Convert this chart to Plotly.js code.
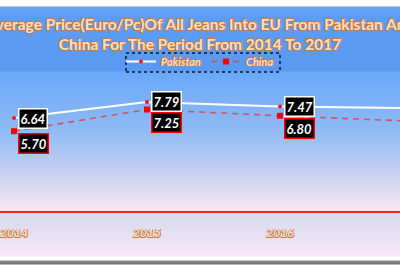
<!DOCTYPE html>
<html>
<head>
<meta charset="utf-8">
<script src="https://cdn.plot.ly/plotly-3.0.1.min.js"></script>
<style>
  html, body { margin: 0; padding: 0; width: 400px; height: 266px; overflow: hidden; background: #ffffff; }
  #bg {
    position: absolute; left: 0; top: 0; width: 400px; height: 266px;
    background: linear-gradient(to bottom,
      #ffffff 0px, #ffffff 6px, #c8c8c8 6px, #c8c8c8 7px,
      #6aa6f6 7px, #5c9cf5 18px, #5a99f2 71px,
      #6aa8f8 72px, #8fbaf5 130px, #d6d8f0 185px, #fbe6f6 210px,
      #d8d9ef 212px, #e6e0f2 235px, #f9e6f6 256px,
      #ffffff 257px, #ffffff 260px, #8c8c8c 261px, #707070 264px, #ffffff 265px);
  }
  #chart { position: absolute; left: 0; top: 0; width: 400px; height: 266px; }
</style>
</head>
<body>
<div id="bg"></div>
<div id="chart"></div>
<script>
const years = [2014, 2015, 2016, 2017];
const yearLabels = ['2014', '2015', '2016', '2017'];
const pakistan = [6.64, 7.79, 7.47, 7.35];
const china = [5.70, 7.25, 6.80, 6.41];
const seriesNames = ['Pakistan', 'China'];
const titleText = 'Average Price(Euro/Pc)Of All Jeans Into EU From Pakistan And<br>China For The Period From 2014 To 2017';

const peach = '#fde0c4';
const oc = '#c27a48';
const outline = `0.7px 0.7px 0 ${oc}, -0.7px -0.7px 0 ${oc}, 0.7px -0.7px 0 ${oc}, -0.7px 0.7px 0 ${oc}`;
const fontFam = 'Lato, "Open Sans", sans-serif';

const traces = [
  {
    x: years, y: pakistan, name: seriesNames[0], type: 'scatter', mode: 'lines+markers',
    line: { color: '#ffffff', width: 2 },
    marker: { color: '#ff1010', size: 4, symbol: 'circle' },
    cliponaxis: true
  },
  {
    x: years, y: china, name: seriesNames[1], type: 'scatter', mode: 'lines+markers',
    line: { color: 'rgba(215,70,70,0.85)', width: 1.6, dash: '6px,5px' },
    marker: { color: '#ff0000', size: 6, symbol: 'square' },
    cliponaxis: true
  }
];

const annotations = [];
years.forEach((yr, i) => {
  annotations.push({
    x: yr, y: pakistan[i], xref: 'x', yref: 'y', showarrow: false,
    text: pakistan[i].toFixed(2), xanchor: 'left', yanchor: 'middle', xshift: 4,
    font: { family: fontFam, size: 13, color: '#ffffff', weight: 'bold', style: 'italic' },
    bgcolor: '#000000', bordercolor: '#ffffff', borderwidth: 1.5, borderpad: 1
  });
  annotations.push({
    x: yr, y: china[i], xref: 'x', yref: 'y', showarrow: false,
    text: china[i].toFixed(2), xanchor: 'left', yanchor: 'top', xshift: 4, yshift: -2,
    font: { family: fontFam, size: 13, color: '#ffffff', weight: 'bold', style: 'italic' },
    bgcolor: '#000000', bordercolor: '#ff0000', borderwidth: 1.5, borderpad: 1
  });
});

const layout = {
  width: 400, height: 266,
  margin: { l: 0, r: 0, t: 71, b: 55, pad: 0 },
  paper_bgcolor: 'rgba(0,0,0,0)',
  plot_bgcolor: 'rgba(0,0,0,0)',
  showlegend: true,
  title: {
    text: titleText, x: 0.5, xanchor: 'center', y: 1 - 30 / 266, yanchor: 'top', yref: 'container',
    font: { family: fontFam, size: 15.5, color: peach, weight: 'bold', shadow: outline }
  },
  legend: {
    orientation: 'h', x: 0.5, xanchor: 'center', y: 1 + 24 / 140, yanchor: 'top',
    bgcolor: 'rgba(0,0,0,0)', borderwidth: 0, itemwidth: 30,
    font: { family: fontFam, size: 11, color: peach, weight: 'bold', style: 'italic', shadow: outline }
  },
  xaxis: {
    type: 'linear', range: [2014 - 14 / 133, 2014 + 386 / 133],
    tickvals: years, ticktext: yearLabels,
    showgrid: false, zeroline: false, showline: true, linecolor: '#ff2020', linewidth: 2,
    ticks: '', ticklabelstandoff: 10,
    tickfont: { family: fontFam, size: 12, color: peach, weight: 'bold', style: 'italic', shadow: outline }
  },
  yaxis: {
    range: [0, 10], visible: false, showgrid: false, zeroline: false, fixedrange: true
  },
  shapes: [
    { type: 'rect', xref: 'paper', yref: 'paper', x0: 126 / 400, x1: 280 / 400,
      y0: 1 + (71 - 72) / 140, y1: 1 + (71 - 53) / 140,
      line: { color: '#101828', width: 1.5, dash: 'dot' }, fillcolor: 'rgba(0,0,0,0)', layer: 'above' }
  ],
  annotations: annotations
};

Plotly.newPlot('chart', traces, layout, { displayModeBar: false, staticPlot: true });
</script>
</body>
</html>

####

**Work to do:**
Omit the pictures, and quote the material above exactly as given.

**Reply to the task:**
Convert this chart to Plotly.js code.
<!DOCTYPE html>
<html>
<head>
<meta charset="utf-8">
<script src="https://cdn.plot.ly/plotly-3.0.1.min.js"></script>
<style>
  html, body { margin: 0; padding: 0; width: 400px; height: 266px; overflow: hidden; background: #ffffff; }
  #bg {
    position: absolute; left: 0; top: 0; width: 400px; height: 266px;
    background: linear-gradient(to bottom,
      #ffffff 0px, #ffffff 6px, #c8c8c8 6px, #c8c8c8 7px,
      #6aa6f6 7px, #5c9cf5 18px, #5a99f2 71px,
      #6aa8f8 72px, #8fbaf5 130px, #d6d8f0 185px, #fbe6f6 210px,
      #d8d9ef 212px, #e6e0f2 235px, #f9e6f6 256px,
      #ffffff 257px, #ffffff 260px, #8c8c8c 261px, #707070 264px, #ffffff 265px);
  }
  #chart { position: absolute; left: 0; top: 0; width: 400px; height: 266px; }
</style>
</head>
<body>
<div id="bg"></div>
<div id="chart"></div>
<script>
const years = [2014, 2015, 2016, 2017];
const yearLabels = ['2014', '2015', '2016', '2017'];
const pakistan = [6.64, 7.79, 7.47, 7.35];
const china = [5.70, 7.25, 6.80, 6.41];
const seriesNames = ['Pakistan', 'China'];
const titleText = 'Average Price(Euro/Pc)Of All Jeans Into EU From Pakistan And<br>China For The Period From 2014 To 2017';

const peach = '#fde0c4';
const oc = '#c27a48';
const outline = `0.7px 0.7px 0 ${oc}, -0.7px -0.7px 0 ${oc}, 0.7px -0.7px 0 ${oc}, -0.7px 0.7px 0 ${oc}`;
const fontFam = 'Lato, "Open Sans", sans-serif';

const traces = [
  {
    x: years, y: pakistan, name: seriesNames[0], type: 'scatter', mode: 'lines+markers',
    line: { color: '#ffffff', width: 2 },
    marker: { color: '#ff1010', size: 4, symbol: 'circle' },
    cliponaxis: true
  },
  {
    x: years, y: china, name: seriesNames[1], type: 'scatter', mode: 'lines+markers',
    line: { color: 'rgba(215,70,70,0.85)', width: 1.6, dash: '6px,5px' },
    marker: { color: '#ff0000', size: 6, symbol: 'square' },
    cliponaxis: true
  }
];

const annotations = [];
years.forEach((yr, i) => {
  annotations.push({
    x: yr, y: pakistan[i], xref: 'x', yref: 'y', showarrow: false,
    text: pakistan[i].toFixed(2), xanchor: 'left', yanchor: 'middle', xshift: 4,
    font: { family: fontFam, size: 13, color: '#ffffff', weight: 'bold', style: 'italic' },
    bgcolor: '#000000', bordercolor: '#ffffff', borderwidth: 1.5, borderpad: 1
  });
  annotations.push({
    x: yr, y: china[i], xref: 'x', yref: 'y', showarrow: false,
    text: china[i].toFixed(2), xanchor: 'left', yanchor: 'top', xshift: 4, yshift: -2,
    font: { family: fontFam, size: 13, color: '#ffffff', weight: 'bold', style: 'italic' },
    bgcolor: '#000000', bordercolor: '#ff0000', borderwidth: 1.5, borderpad: 1
  });
});

const layout = {
  width: 400, height: 266,
  margin: { l: 0, r: 0, t: 71, b: 55, pad: 0 },
  paper_bgcolor: 'rgba(0,0,0,0)',
  plot_bgcolor: 'rgba(0,0,0,0)',
  showlegend: true,
  title: {
    text: titleText, x: 0.5, xanchor: 'center', y: 1 - 30 / 266, yanchor: 'top', yref: 'container',
    font: { family: fontFam, size: 15.5, color: peach, weight: 'bold', shadow: outline }
  },
  legend: {
    orientation: 'h', x: 0.5, xanchor: 'center', y: 1 + 24 / 140, yanchor: 'top',
    bgcolor: 'rgba(0,0,0,0)', borderwidth: 0, itemwidth: 30,
    font: { family: fontFam, size: 11, color: peach, weight: 'bold', style: 'italic', shadow: outline }
  },
  xaxis: {
    type: 'linear', range: [2014 - 14 / 133, 2014 + 386 / 133],
    tickvals: years, ticktext: yearLabels,
    showgrid: false, zeroline: false, showline: true, linecolor: '#ff2020', linewidth: 2,
    ticks: '', ticklabelstandoff: 10,
    tickfont: { family: fontFam, size: 12, color: peach, weight: 'bold', style: 'italic', shadow: outline }
  },
  yaxis: {
    range: [0, 10], visible: false, showgrid: false, zeroline: false, fixedrange: true
  },
  shapes: [
    { type: 'rect', xref: 'paper', yref: 'paper', x0: 126 / 400, x1: 280 / 400,
      y0: 1 + (71 - 72) / 140, y1: 1 + (71 - 53) / 140,
      line: { color: '#101828', width: 1.5, dash: 'dot' }, fillcolor: 'rgba(0,0,0,0)', layer: 'above' }
  ],
  annotations: annotations
};

Plotly.newPlot('chart', traces, layout, { displayModeBar: false, staticPlot: true });
</script>
</body>
</html>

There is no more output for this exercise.